═══ Records supplied

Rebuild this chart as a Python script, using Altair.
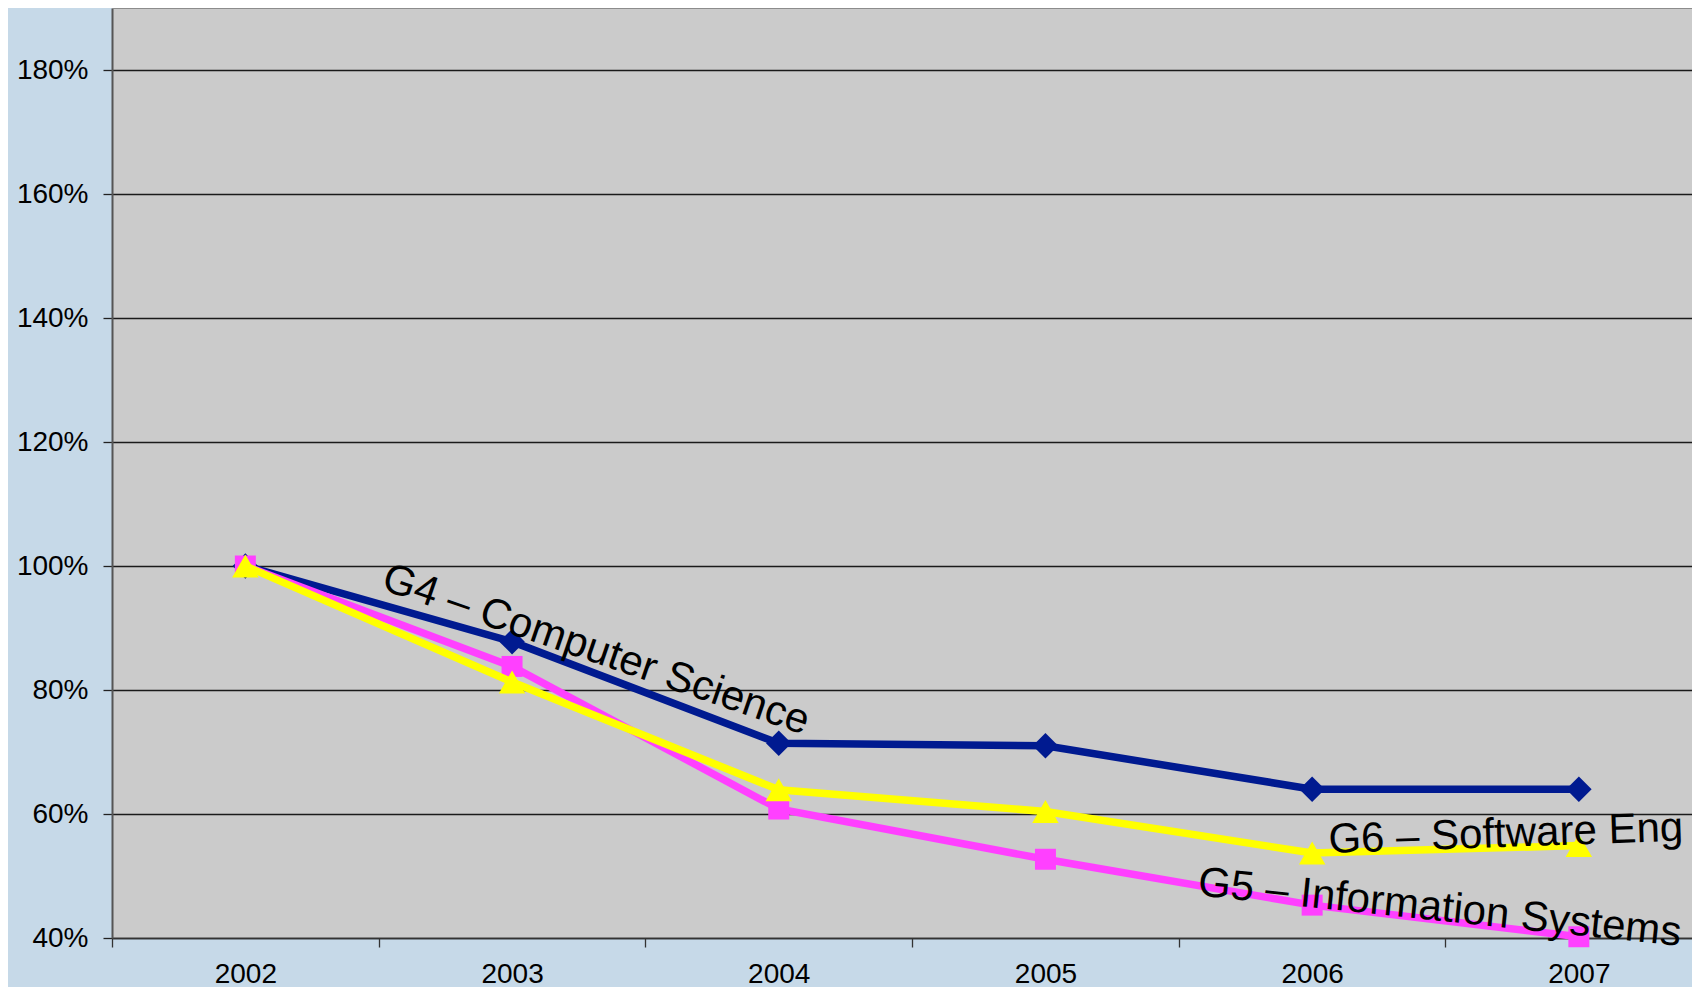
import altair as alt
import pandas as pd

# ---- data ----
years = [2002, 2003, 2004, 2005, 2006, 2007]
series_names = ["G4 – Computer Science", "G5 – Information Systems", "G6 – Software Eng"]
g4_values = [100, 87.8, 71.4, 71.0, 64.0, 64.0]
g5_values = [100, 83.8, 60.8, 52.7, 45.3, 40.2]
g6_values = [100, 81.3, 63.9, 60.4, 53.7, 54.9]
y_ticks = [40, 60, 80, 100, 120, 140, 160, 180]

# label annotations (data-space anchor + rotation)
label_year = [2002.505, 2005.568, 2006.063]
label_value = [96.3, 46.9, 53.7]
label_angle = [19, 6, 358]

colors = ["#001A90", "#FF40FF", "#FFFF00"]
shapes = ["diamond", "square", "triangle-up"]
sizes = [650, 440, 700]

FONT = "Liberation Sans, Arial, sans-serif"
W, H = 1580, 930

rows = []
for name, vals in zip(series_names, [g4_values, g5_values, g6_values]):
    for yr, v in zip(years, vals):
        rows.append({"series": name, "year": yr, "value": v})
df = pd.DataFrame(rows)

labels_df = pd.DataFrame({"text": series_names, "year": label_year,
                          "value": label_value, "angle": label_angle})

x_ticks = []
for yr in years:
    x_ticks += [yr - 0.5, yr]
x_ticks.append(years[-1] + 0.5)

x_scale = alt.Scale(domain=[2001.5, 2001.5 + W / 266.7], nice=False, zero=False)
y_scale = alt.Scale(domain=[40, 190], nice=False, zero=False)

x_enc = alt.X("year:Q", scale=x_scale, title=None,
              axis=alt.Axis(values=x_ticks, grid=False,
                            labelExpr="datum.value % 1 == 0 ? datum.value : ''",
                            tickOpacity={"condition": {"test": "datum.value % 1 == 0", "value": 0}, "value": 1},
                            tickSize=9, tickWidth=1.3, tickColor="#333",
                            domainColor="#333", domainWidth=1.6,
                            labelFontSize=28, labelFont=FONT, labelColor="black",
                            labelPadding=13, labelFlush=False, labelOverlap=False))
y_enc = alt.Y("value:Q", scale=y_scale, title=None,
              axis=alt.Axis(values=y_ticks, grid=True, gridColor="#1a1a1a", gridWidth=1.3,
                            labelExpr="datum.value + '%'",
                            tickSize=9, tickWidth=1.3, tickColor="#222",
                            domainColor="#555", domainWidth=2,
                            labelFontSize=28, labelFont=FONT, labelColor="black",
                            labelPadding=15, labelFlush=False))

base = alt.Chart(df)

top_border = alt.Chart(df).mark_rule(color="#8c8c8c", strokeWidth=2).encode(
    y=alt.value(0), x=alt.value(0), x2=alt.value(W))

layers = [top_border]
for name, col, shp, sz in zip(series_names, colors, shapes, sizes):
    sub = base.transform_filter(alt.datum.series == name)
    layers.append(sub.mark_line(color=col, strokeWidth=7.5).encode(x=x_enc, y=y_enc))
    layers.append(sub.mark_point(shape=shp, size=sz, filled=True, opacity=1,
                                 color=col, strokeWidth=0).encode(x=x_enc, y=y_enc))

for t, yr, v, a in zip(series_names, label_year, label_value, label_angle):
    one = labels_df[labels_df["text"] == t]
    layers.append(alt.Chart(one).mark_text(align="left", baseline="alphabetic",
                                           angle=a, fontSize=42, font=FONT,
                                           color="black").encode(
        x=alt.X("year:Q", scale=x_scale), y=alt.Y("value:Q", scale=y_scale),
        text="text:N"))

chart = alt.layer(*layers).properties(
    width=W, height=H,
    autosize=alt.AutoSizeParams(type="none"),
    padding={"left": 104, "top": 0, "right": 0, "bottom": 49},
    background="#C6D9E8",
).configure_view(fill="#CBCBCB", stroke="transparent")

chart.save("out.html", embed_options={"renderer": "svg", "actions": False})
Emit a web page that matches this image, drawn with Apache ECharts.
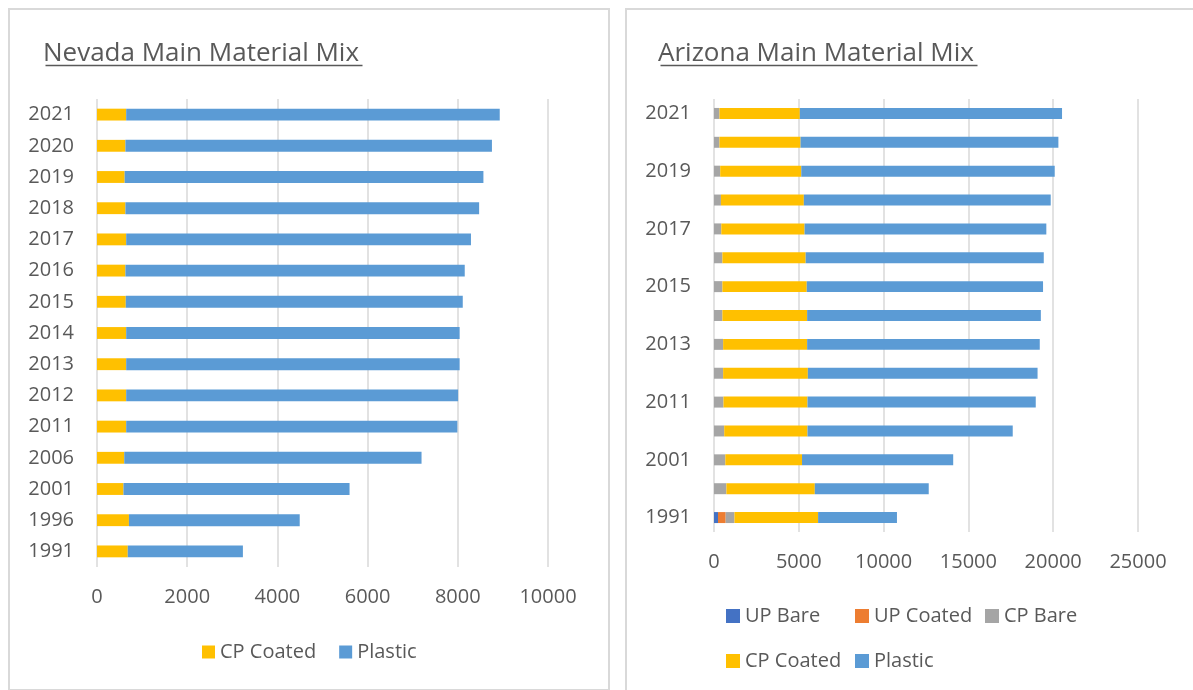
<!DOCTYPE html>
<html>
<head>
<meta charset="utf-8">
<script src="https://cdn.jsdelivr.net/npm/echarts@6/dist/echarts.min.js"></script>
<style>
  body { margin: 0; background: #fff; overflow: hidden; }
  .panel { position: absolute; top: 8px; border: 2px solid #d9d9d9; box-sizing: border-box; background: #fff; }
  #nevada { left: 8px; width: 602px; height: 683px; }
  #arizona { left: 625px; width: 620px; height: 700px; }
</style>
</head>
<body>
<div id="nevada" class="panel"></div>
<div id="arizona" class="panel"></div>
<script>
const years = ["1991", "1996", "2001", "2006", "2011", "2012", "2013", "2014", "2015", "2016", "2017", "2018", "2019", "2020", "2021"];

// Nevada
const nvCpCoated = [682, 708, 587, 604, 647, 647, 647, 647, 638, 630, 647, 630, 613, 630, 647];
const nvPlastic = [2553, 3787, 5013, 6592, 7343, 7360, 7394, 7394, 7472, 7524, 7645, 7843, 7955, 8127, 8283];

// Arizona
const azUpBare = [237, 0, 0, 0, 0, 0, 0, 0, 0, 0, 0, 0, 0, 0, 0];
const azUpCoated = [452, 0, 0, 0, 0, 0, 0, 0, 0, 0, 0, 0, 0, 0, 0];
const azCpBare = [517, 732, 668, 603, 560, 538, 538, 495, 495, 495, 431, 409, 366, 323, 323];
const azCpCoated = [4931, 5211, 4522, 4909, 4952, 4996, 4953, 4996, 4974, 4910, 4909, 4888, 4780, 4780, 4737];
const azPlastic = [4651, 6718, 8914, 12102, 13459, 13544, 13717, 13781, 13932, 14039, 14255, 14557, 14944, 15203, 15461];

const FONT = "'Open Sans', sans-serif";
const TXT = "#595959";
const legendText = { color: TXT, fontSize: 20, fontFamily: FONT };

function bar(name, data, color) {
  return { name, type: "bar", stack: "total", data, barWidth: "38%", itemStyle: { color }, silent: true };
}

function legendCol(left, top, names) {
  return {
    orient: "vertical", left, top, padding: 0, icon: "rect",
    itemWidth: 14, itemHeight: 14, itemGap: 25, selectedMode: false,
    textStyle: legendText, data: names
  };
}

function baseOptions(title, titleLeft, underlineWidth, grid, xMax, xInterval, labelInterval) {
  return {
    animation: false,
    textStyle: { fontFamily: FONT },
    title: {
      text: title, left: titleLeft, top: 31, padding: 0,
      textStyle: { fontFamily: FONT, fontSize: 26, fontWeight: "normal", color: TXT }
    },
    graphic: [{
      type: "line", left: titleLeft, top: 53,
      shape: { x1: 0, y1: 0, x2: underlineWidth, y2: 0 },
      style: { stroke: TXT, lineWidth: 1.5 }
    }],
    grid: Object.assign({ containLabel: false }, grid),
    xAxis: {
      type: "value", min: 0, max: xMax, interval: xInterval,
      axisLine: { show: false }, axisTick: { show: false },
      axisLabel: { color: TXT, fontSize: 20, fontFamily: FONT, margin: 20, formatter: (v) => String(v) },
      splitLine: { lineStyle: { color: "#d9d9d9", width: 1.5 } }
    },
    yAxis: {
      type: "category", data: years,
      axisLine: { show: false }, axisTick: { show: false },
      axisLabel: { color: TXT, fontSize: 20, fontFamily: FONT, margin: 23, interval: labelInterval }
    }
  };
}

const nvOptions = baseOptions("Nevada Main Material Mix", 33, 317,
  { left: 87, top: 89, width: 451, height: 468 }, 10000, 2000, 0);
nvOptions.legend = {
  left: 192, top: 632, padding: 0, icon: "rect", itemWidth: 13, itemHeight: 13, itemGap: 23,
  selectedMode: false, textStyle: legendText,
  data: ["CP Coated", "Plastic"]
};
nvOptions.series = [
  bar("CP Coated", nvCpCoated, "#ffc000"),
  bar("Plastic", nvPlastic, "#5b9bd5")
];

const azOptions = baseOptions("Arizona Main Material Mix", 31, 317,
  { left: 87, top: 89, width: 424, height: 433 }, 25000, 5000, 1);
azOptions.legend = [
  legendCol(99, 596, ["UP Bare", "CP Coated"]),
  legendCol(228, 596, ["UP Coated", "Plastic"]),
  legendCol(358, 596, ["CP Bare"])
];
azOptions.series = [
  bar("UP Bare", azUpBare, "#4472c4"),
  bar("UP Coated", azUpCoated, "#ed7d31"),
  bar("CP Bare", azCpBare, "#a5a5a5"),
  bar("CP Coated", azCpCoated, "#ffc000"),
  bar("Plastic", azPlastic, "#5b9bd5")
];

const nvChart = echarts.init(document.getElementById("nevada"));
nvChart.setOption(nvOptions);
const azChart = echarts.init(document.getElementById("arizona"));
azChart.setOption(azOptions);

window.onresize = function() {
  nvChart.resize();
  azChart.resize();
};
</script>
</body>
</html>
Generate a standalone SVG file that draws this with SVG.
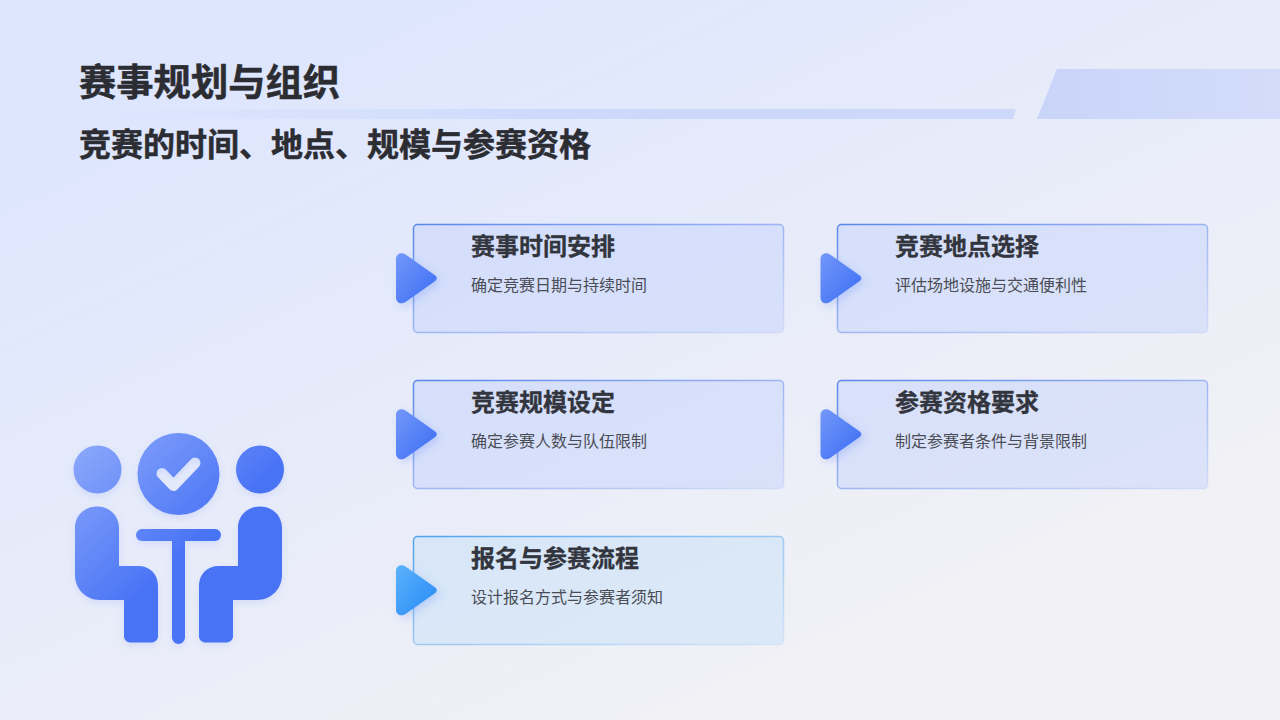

══════

__Exercise directions__: In the listing above, find the line with "Emit a web page" and the line with "7955, 8127, 8283];". Set down both and every line between them, minus the pictures.

__Result of this task__:
Emit a web page that matches this image, drawn with Apache ECharts.
<!DOCTYPE html>
<html>
<head>
<meta charset="utf-8">
<script src="https://cdn.jsdelivr.net/npm/echarts@6/dist/echarts.min.js"></script>
<style>
  body { margin: 0; background: #fff; overflow: hidden; }
  .panel { position: absolute; top: 8px; border: 2px solid #d9d9d9; box-sizing: border-box; background: #fff; }
  #nevada { left: 8px; width: 602px; height: 683px; }
  #arizona { left: 625px; width: 620px; height: 700px; }
</style>
</head>
<body>
<div id="nevada" class="panel"></div>
<div id="arizona" class="panel"></div>
<script>
const years = ["1991", "1996", "2001", "2006", "2011", "2012", "2013", "2014", "2015", "2016", "2017", "2018", "2019", "2020", "2021"];

// Nevada
const nvCpCoated = [682, 708, 587, 604, 647, 647, 647, 647, 638, 630, 647, 630, 613, 630, 647];
const nvPlastic = [2553, 3787, 5013, 6592, 7343, 7360, 7394, 7394, 7472, 7524, 7645, 7843, 7955, 8127, 8283];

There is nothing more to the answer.